I'm ok with @kmike's allowed_protocols
proposal
RedirectMiddleware
needs other changes too, for example removing proxy
key from Request.meta when scheme changes, and also removing some HTTP headers (get rid of proxy-specific header for example) in redirected requests.
This is a good opportunity to clean/tighten it up.
What's the core maintainers' take on this? CC @dangra , @nramirezuy , @pablohoffman , @kmike
@redapple I don't know if removing the proxy is a good idea, also the cookies may not change. Did you checked how the browser handle it?
@nramirezuy , if the redirected URL of a proxied request changes scheme, the proxy doesn't change (e.g. use an HTTPS proxy for an http:// URL), that feels weird and wrong, and python-requests doesn't do that. My comment was to remove the "proxy" key, so it's added in the rest of the downloader chain later if necessary. That's not strictly part of this issue.
I believe this is not a bug, but could fit in as a security enhancement.
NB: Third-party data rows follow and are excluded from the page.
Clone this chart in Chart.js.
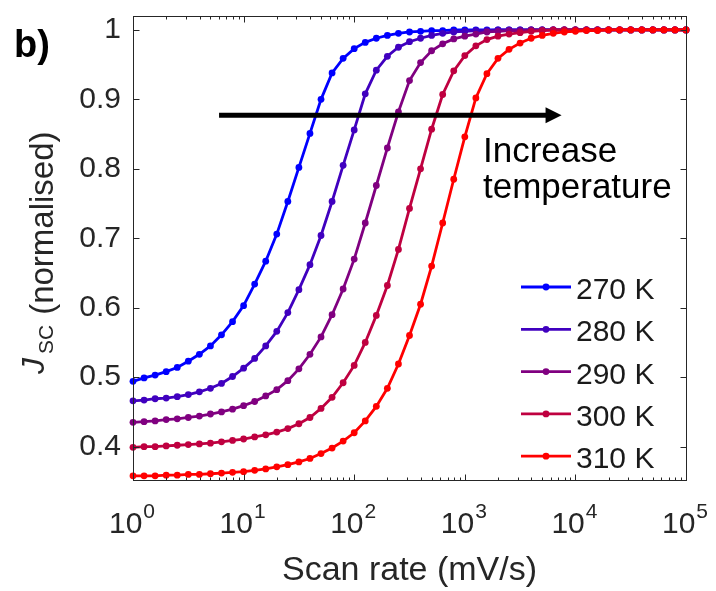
<!DOCTYPE html>
<html>
<head>
<meta charset="utf-8">
<title>Jsc vs scan rate</title>
<script src="https://cdn.jsdelivr.net/npm/chart.js@4.4.1/dist/chart.umd.min.js"></script>
<style>
    body { margin: 0; background: #ffffff; }
    #wrap { width: 716px; height: 591px; }
</style>
</head>
<body>
<div id="wrap"><canvas id="jscChart" width="716" height="591"></canvas></div>

<script>
    // Scan rates in mV/s, ten points per decade
    const scanRate = [
        1, 1.259, 1.585, 1.995, 2.512, 3.162, 3.981, 5.012, 6.310, 7.943,
        10, 12.59, 15.85, 19.95, 25.12, 31.62, 39.81, 50.12, 63.10, 79.43,
        100, 125.9, 158.5, 199.5, 251.2, 316.2, 398.1, 501.2, 631.0, 794.3,
        1000, 1259, 1585, 1995, 2512, 3162, 3981, 5012, 6310, 7943,
        10000, 12589, 15849, 19953, 25119, 31623, 39811, 50119, 63096, 79433,
        100000
    ];

    const temps = ['270 K', '280 K', '290 K', '300 K', '310 K'];
    const lineColors = ['#0000ff', '#4000bf', '#800080', '#bf0040', '#ff0000'];

    // Normalised Jsc for each temperature
    const j270 = [
        0.494, 0.499, 0.503, 0.508, 0.514, 0.523, 0.533, 0.545, 0.561, 0.580,
        0.603, 0.634, 0.667, 0.706, 0.753, 0.802, 0.851, 0.900, 0.938, 0.959,
        0.973, 0.982, 0.988, 0.992, 0.995, 0.997, 0.998, 0.999, 0.999, 1.000,
        1.000, 1.000, 1.000, 1.000, 1.000, 1.000, 1.000, 1.000, 1.000, 1.000,
        1.000, 1.000, 1.000, 1.000, 1.000, 1.000, 1.000, 1.000, 1.000, 1.000,
        1.000
    ];
    const j280 = [
        0.466, 0.467, 0.469, 0.470, 0.472, 0.475, 0.479, 0.484, 0.491, 0.501,
        0.513, 0.527, 0.545, 0.566, 0.593, 0.626, 0.662, 0.704, 0.753, 0.805,
        0.856, 0.908, 0.942, 0.962, 0.975, 0.983, 0.988, 0.992, 0.995, 0.997,
        0.998, 0.999, 0.999, 1.000, 1.000, 1.000, 1.000, 1.000, 1.000, 1.000,
        1.000, 1.000, 1.000, 1.000, 1.000, 1.000, 1.000, 1.000, 1.000, 1.000,
        1.000
    ];
    const j290 = [
        0.435, 0.436, 0.437, 0.439, 0.440, 0.442, 0.444, 0.447, 0.450, 0.454,
        0.459, 0.465, 0.473, 0.482, 0.495, 0.512, 0.533, 0.558, 0.590, 0.627,
        0.670, 0.722, 0.776, 0.830, 0.882, 0.927, 0.953, 0.970, 0.980, 0.987,
        0.991, 0.994, 0.997, 0.998, 0.999, 0.999, 1.000, 1.000, 1.000, 1.000,
        1.000, 1.000, 1.000, 1.000, 1.000, 1.000, 1.000, 1.000, 1.000, 1.000,
        1.000
    ];
    const j300 = [
        0.399, 0.400, 0.400, 0.401, 0.402, 0.403, 0.404, 0.405, 0.407, 0.409,
        0.411, 0.414, 0.417, 0.421, 0.426, 0.433, 0.442, 0.455, 0.471, 0.492,
        0.517, 0.550, 0.589, 0.632, 0.684, 0.743, 0.800, 0.857, 0.907, 0.941,
        0.963, 0.977, 0.986, 0.991, 0.994, 0.996, 0.998, 0.999, 1.000, 1.000,
        1.000, 1.000, 1.000, 1.000, 1.000, 1.000, 1.000, 1.000, 1.000, 1.000,
        1.000
    ];
    const j310 = [
        0.358, 0.358, 0.358, 0.359, 0.359, 0.360, 0.360, 0.361, 0.362, 0.363,
        0.364, 0.366, 0.368, 0.371, 0.374, 0.378, 0.383, 0.390, 0.398, 0.408,
        0.420, 0.437, 0.458, 0.484, 0.519, 0.560, 0.605, 0.660, 0.722, 0.785,
        0.846, 0.902, 0.937, 0.959, 0.972, 0.981, 0.988, 0.992, 0.995, 0.997,
        0.998, 0.999, 0.999, 1.000, 1.000, 1.000, 1.000, 1.000, 1.000, 1.000,
        1.000
    ];

    const yTicks = [0.4, 0.5, 0.6, 0.7, 0.8, 0.9, 1];
    const xTickExp = [0, 1, 2, 3, 4, 5];

    // arrow annotation, in data units
    const arrowFrom = 6;
    const arrowTo = 7500;
    const arrowY = 0.877;
    const noteX = 1460;
    const noteLines = ['Increase', 'temperature'];
    const noteY = [0.810, 0.758];

    const FONT = '"Liberation Sans", Arial, Helvetica, sans-serif';
    const AXIS = '#262626';

    const series = [j270, j280, j290, j300, j310];
    const datasets = series.map((vals, i) => ({
        label: temps[i],
        data: vals.map((v, k) => ({ x: scanRate[k], y: v })),
        borderColor: lineColors[i],
        backgroundColor: lineColors[i],
        pointBackgroundColor: lineColors[i],
        borderWidth: 2.8,
        pointRadius: 3.4,
        pointBorderWidth: 0,
        pointHoverRadius: 3.4,
        tension: 0,
        clip: false,
        order: series.length - 1 - i   // hotter curves drawn on top
    }));

    // axes box, inward ticks, tick labels with exponents, titles, legend, arrow
    const figureExtras = {
        id: 'figureExtras',
        afterDraw(chart) {
            const ctx = chart.ctx;
            const area = chart.chartArea;
            const xs = chart.scales.x;
            const ys = chart.scales.y;
            const L = Math.round(area.left) + 0.5;
            const R = Math.round(area.right) + 0.5;
            const T = Math.round(area.top) + 0.5;
            const B = Math.round(area.bottom) + 0.5;

            ctx.save();
            ctx.strokeStyle = AXIS;
            ctx.lineWidth = 1;
            ctx.strokeRect(L, T, R - L, B - T);

            ctx.beginPath();
            yTicks.forEach(v => {
                const py = Math.round(ys.getPixelForValue(v)) + 0.5;
                ctx.moveTo(L, py); ctx.lineTo(L + 6, py);
                ctx.moveTo(R, py); ctx.lineTo(R - 6, py);
            });
            xTickExp.forEach(e => {
                const px = Math.round(xs.getPixelForValue(10 ** e)) + 0.5;
                ctx.moveTo(px, B); ctx.lineTo(px, B - 6);
                ctx.moveTo(px, T); ctx.lineTo(px, T + 6);
                if (e < 5) {
                    for (let m = 2; m <= 9; m++) {
                        const pm = Math.round(xs.getPixelForValue(m * 10 ** e)) + 0.5;
                        ctx.moveTo(pm, B); ctx.lineTo(pm, B - 3);
                        ctx.moveTo(pm, T); ctx.lineTo(pm, T + 3);
                    }
                }
            });
            ctx.stroke();

            // x tick labels: 10 with a raised exponent
            ctx.fillStyle = AXIS;
            ctx.textAlign = 'left';
            ctx.textBaseline = 'alphabetic';
            xTickExp.forEach(e => {
                const px = xs.getPixelForValue(10 ** e);
                ctx.font = '30px ' + FONT;
                const w1 = ctx.measureText('10').width;
                ctx.font = '21px ' + FONT;
                const w2 = ctx.measureText(String(e)).width;
                const x0 = px - (w1 + w2 + 1) / 2 - 1;
                ctx.font = '30px ' + FONT;
                ctx.fillText('10', x0, area.bottom + 53);
                ctx.font = '21px ' + FONT;
                ctx.fillText(String(e), x0 + w1 + 1, area.bottom + 38);
            });

            // x title
            ctx.font = '34px ' + FONT;
            ctx.textAlign = 'center';
            ctx.fillText('Scan rate (mV/s)', (area.left + area.right) / 2, area.bottom + 100);

            // y title, rotated: J with SC subscript, then (normalised)
            ctx.save();
            ctx.translate(0, 374);
            ctx.rotate(-Math.PI / 2);
            ctx.textAlign = 'left';
            ctx.font = 'italic 32px ' + FONT;
            ctx.fillText('J', 0, 44);
            let off = ctx.measureText('J').width + 4;
            ctx.font = '21px ' + FONT;
            ctx.fillText('SC', off, 53);
            off += ctx.measureText('SC').width + 10;
            ctx.font = '33px ' + FONT;
            ctx.fillText('(normalised)', off, 53);
            ctx.restore();

            // panel letter
            ctx.fillStyle = '#000000';
            ctx.font = 'bold 38px ' + FONT;
            ctx.textAlign = 'left';
            ctx.fillText('b)', 14, 57);

            // legend inside the axes
            const legX = area.right - 165;
            const legY = 287;
            const rowH = 42.3;
            chart.data.datasets.forEach((ds, i) => {
                const cy = legY + i * rowH;
                ctx.strokeStyle = ds.borderColor;
                ctx.lineWidth = 2.8;
                ctx.beginPath();
                ctx.moveTo(legX, cy);
                ctx.lineTo(legX + 50, cy);
                ctx.stroke();
                ctx.fillStyle = ds.borderColor;
                ctx.beginPath();
                ctx.arc(legX + 25, cy, 3.4, 0, Math.PI * 2);
                ctx.fill();
                ctx.fillStyle = '#1a1a1a';
                ctx.font = '30px ' + FONT;
                ctx.fillText(ds.label, legX + 55, cy + 12);
            });

            // temperature arrow
            const ax0 = xs.getPixelForValue(arrowFrom);
            const ax1 = xs.getPixelForValue(arrowTo);
            const ay = ys.getPixelForValue(arrowY);
            ctx.strokeStyle = '#000000';
            ctx.fillStyle = '#000000';
            ctx.lineWidth = 5;
            ctx.beginPath();
            ctx.moveTo(ax0, ay);
            ctx.lineTo(ax1 - 14, ay);
            ctx.stroke();
            ctx.beginPath();
            ctx.moveTo(ax1, ay);
            ctx.lineTo(ax1 - 16, ay - 8);
            ctx.lineTo(ax1 - 16, ay + 8);
            ctx.closePath();
            ctx.fill();

            ctx.font = '35px ' + FONT;
            const nx = xs.getPixelForValue(noteX);
            noteLines.forEach((txt, i) => {
                ctx.fillText(txt, nx, ys.getPixelForValue(noteY[i]));
            });
            ctx.restore();
        }
    };

    const chart = new Chart(document.getElementById('jscChart').getContext('2d'), {
        type: 'line',
        data: { datasets: datasets },
        options: {
            responsive: false,
            animation: false,
            layout: { padding: { top: 16, right: 30, left: 0, bottom: 0 } },
            plugins: {
                legend: { display: false },
                tooltip: { enabled: false }
            },
            scales: {
                x: {
                    type: 'logarithmic',
                    min: 1,
                    max: 100000,
                    grid: { display: false, drawTicks: false },
                    border: { display: false },
                    ticks: { display: false },
                    afterFit(scale) {
                        scale.height = 111;
                        scale.paddingLeft = 0;
                        scale.paddingRight = 0;
                    }
                },
                y: {
                    min: 0.352,
                    max: 1.02,
                    grid: { display: false, drawTicks: false },
                    border: { display: false },
                    afterBuildTicks(scale) {
                        scale.ticks = yTicks.map(v => ({ value: v }));
                    },
                    ticks: {
                        padding: 12,
                        color: AXIS,
                        font: { family: FONT, size: 30 },
                        callback: v => (v === 1 ? '1' : v.toFixed(1))
                    },
                    afterFit(scale) {
                        scale.width = 133;
                        scale.paddingTop = 0;
                        scale.paddingBottom = 0;
                    }
                }
            }
        },
        plugins: [figureExtras]
    });
</script>
</body>
</html>
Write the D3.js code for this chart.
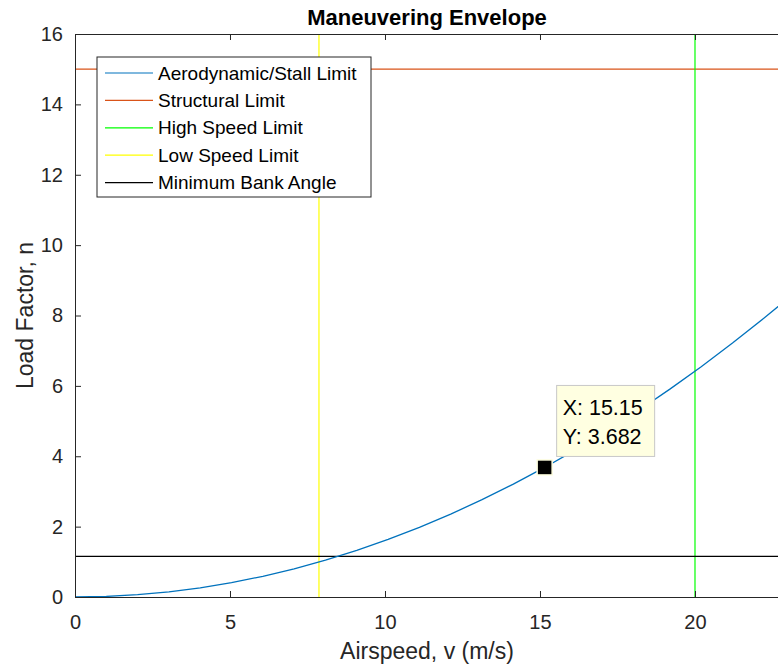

TL;DR When following HTTP redirects, scrapy should only follow http/https requests. Quite possibly similar to (CVE-2009-0037) http://curl.haxx.se/docs/adv_20090303.html
Scenario: a. A spider that simply stores raw or minimally sanitised data. b. By default scrapy follows HTTP redirects. c. The values of both DOWNLOAD_HANDLERS and DOWNLOAD_HANDLERS_BASE are set to their default.
And let's say a malicious client might issue a redirect such as
And so, my spider will be "leaking" my own "/etc/passwd" file because Scrapy followed the 301 redirect from "http:// ... /trap.html" to "file:///etc/passwd".
Shouldn't scrapy enforce some sort of protocol restriction so that it only follows the http/https protocols when following redirects?